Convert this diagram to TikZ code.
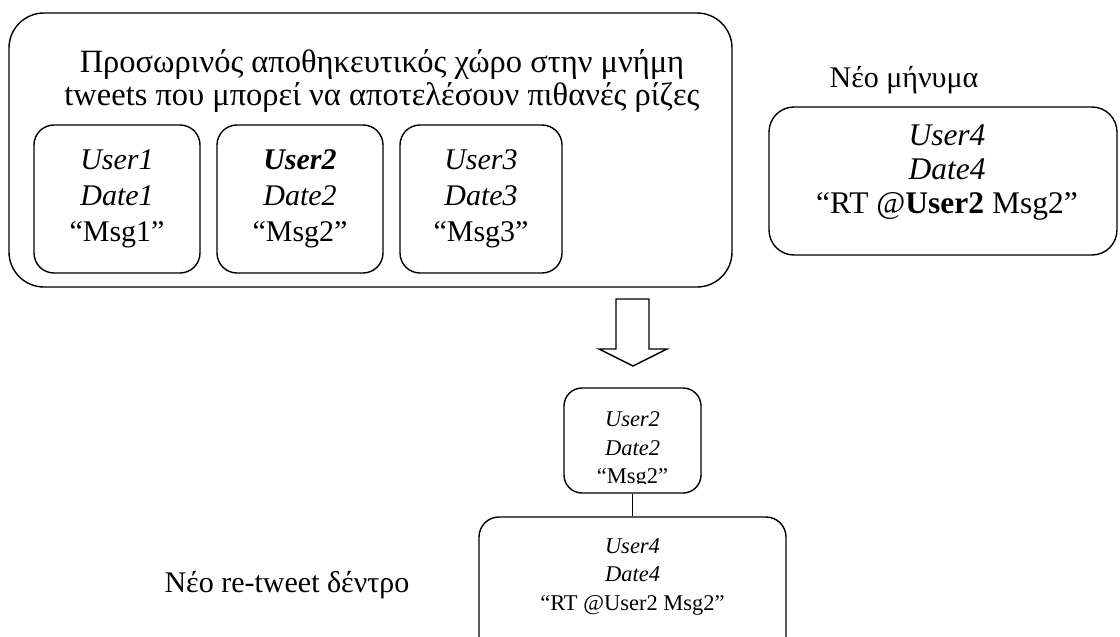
\documentclass[tikz,border=0pt]{standalone}
\usepackage{fontspec}
\setmainfont{Liberation Serif}
\begin{document}
\begin{tikzpicture}[x=1pt,y=-1pt,
  box/.style={draw, line width=1.4pt, rounded corners=#1, inner sep=0pt},
  box/.default=20pt,
  big/.style={font=\fontsize{30}{36}\selectfont, align=center, inner sep=0pt},
  head/.style={font=\fontsize{32.5}{33}\selectfont, align=center, inner sep=0pt},
  label/.style={font=\fontsize{30}{32}\selectfont, align=center, inner sep=0pt},
  msg/.style={font=\fontsize{31.5}{34}\selectfont, align=center, inner sep=0pt},
  small/.style={font=\fontsize{22.5}{28.5}\selectfont, align=center, inner sep=0pt},
  link/.style={line width=1.4pt}]
  % page
  \fill[white] (0,0) rectangle (1120,637);
  \useasboundingbox (0,0) rectangle (1120,637);
  \clip (0,0) rectangle (1120,637);

  % buffer of candidate roots
  \node[box=35pt, minimum width=723pt, minimum height=274pt] (buffer) at (370.5,150) {};
  \node[head] (bufferlabel) at (382,81)
    {Προσωρινός αποθηκευτικός χώρο στην μνήμη\\tweets που μπορεί να αποτελέσουν πιθανές ρίζες};
  \node[box, big, minimum width=166pt, minimum height=148pt] (t1) at (117,199)
    {\textit{User1}\\\textit{Date1}\\“Msg1”};
  \node[box, big, minimum width=166pt, minimum height=148pt] (t2) at (300,199)
    {\textbf{\textit{User2}}\\\textit{Date2}\\“Msg2”};
  \node[box, big, minimum width=162pt, minimum height=148pt] (t3) at (481,199)
    {\textit{User3}\\\textit{Date3}\\“Msg3”};

  % incoming message
  \node[label] (newlabel) at (904,80) {Νέο μήνυμα};
  \node[box=25pt, minimum width=348pt, minimum height=148pt] (new) at (943,181) {};
  \node[msg] (newtext) at (947,173)
    {\textit{User4}\\\textit{Date4}\\“RT @\textbf{User2} Msg2”};

  % transition arrow
  \draw[line width=1.4pt, line join=miter]
    (616,299) -- (649,299) -- (649,349) -- (667,349) -- (633,366)
    -- (599,349) -- (616,349) -- cycle;

  % resulting re-tweet tree
  \node[box=18pt, minimum width=137pt, minimum height=105pt] (root) at (632.5,440.5) {};
  \begin{scope}
    \clip (566,390) rectangle (699,483);
    \node[small] (roottext) at (632.5,450) {\textit{User2}\\\textit{Date2}\\“Msg2”};
  \end{scope}
  \node[box=20pt, minimum width=307pt, minimum height=140pt] (child) at (632.5,587) {};
  \node[small] (childtext) at (632.5,577) {\textit{User4}\\\textit{Date4}\\“RT @User2 Msg2”};
  \draw[link] (root.south) -- (child.north);

  \node[label] (treelabel) at (287,585) {Νέο re-tweet δέντρο};
\end{tikzpicture}
\end{document}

Job –
Except for the pictures, reproduce every line exactly.

The solution –
Convert this diagram to TikZ code.
\documentclass[tikz,border=0pt]{standalone}
\usepackage{fontspec}
\setmainfont{Liberation Serif}
\begin{document}
\begin{tikzpicture}[x=1pt,y=-1pt,
  box/.style={draw, line width=1.4pt, rounded corners=#1, inner sep=0pt},
  box/.default=20pt,
  big/.style={font=\fontsize{30}{36}\selectfont, align=center, inner sep=0pt},
  head/.style={font=\fontsize{32.5}{33}\selectfont, align=center, inner sep=0pt},
  label/.style={font=\fontsize{30}{32}\selectfont, align=center, inner sep=0pt},
  msg/.style={font=\fontsize{31.5}{34}\selectfont, align=center, inner sep=0pt},
  small/.style={font=\fontsize{22.5}{28.5}\selectfont, align=center, inner sep=0pt},
  link/.style={line width=1.4pt}]
  % page
  \fill[white] (0,0) rectangle (1120,637);
  \useasboundingbox (0,0) rectangle (1120,637);
  \clip (0,0) rectangle (1120,637);

  % buffer of candidate roots
  \node[box=35pt, minimum width=723pt, minimum height=274pt] (buffer) at (370.5,150) {};
  \node[head] (bufferlabel) at (382,81)
    {Προσωρινός αποθηκευτικός χώρο στην μνήμη\\tweets που μπορεί να αποτελέσουν πιθανές ρίζες};
  \node[box, big, minimum width=166pt, minimum height=148pt] (t1) at (117,199)
    {\textit{User1}\\\textit{Date1}\\“Msg1”};
  \node[box, big, minimum width=166pt, minimum height=148pt] (t2) at (300,199)
    {\textbf{\textit{User2}}\\\textit{Date2}\\“Msg2”};
  \node[box, big, minimum width=162pt, minimum height=148pt] (t3) at (481,199)
    {\textit{User3}\\\textit{Date3}\\“Msg3”};

  % incoming message
  \node[label] (newlabel) at (904,80) {Νέο μήνυμα};
  \node[box=25pt, minimum width=348pt, minimum height=148pt] (new) at (943,181) {};
  \node[msg] (newtext) at (947,173)
    {\textit{User4}\\\textit{Date4}\\“RT @\textbf{User2} Msg2”};

  % transition arrow
  \draw[line width=1.4pt, line join=miter]
    (616,299) -- (649,299) -- (649,349) -- (667,349) -- (633,366)
    -- (599,349) -- (616,349) -- cycle;

  % resulting re-tweet tree
  \node[box=18pt, minimum width=137pt, minimum height=105pt] (root) at (632.5,440.5) {};
  \begin{scope}
    \clip (566,390) rectangle (699,483);
    \node[small] (roottext) at (632.5,450) {\textit{User2}\\\textit{Date2}\\“Msg2”};
  \end{scope}
  \node[box=20pt, minimum width=307pt, minimum height=140pt] (child) at (632.5,587) {};
  \node[small] (childtext) at (632.5,577) {\textit{User4}\\\textit{Date4}\\“RT @User2 Msg2”};
  \draw[link] (root.south) -- (child.north);

  \node[label] (treelabel) at (287,585) {Νέο re-tweet δέντρο};
\end{tikzpicture}
\end{document}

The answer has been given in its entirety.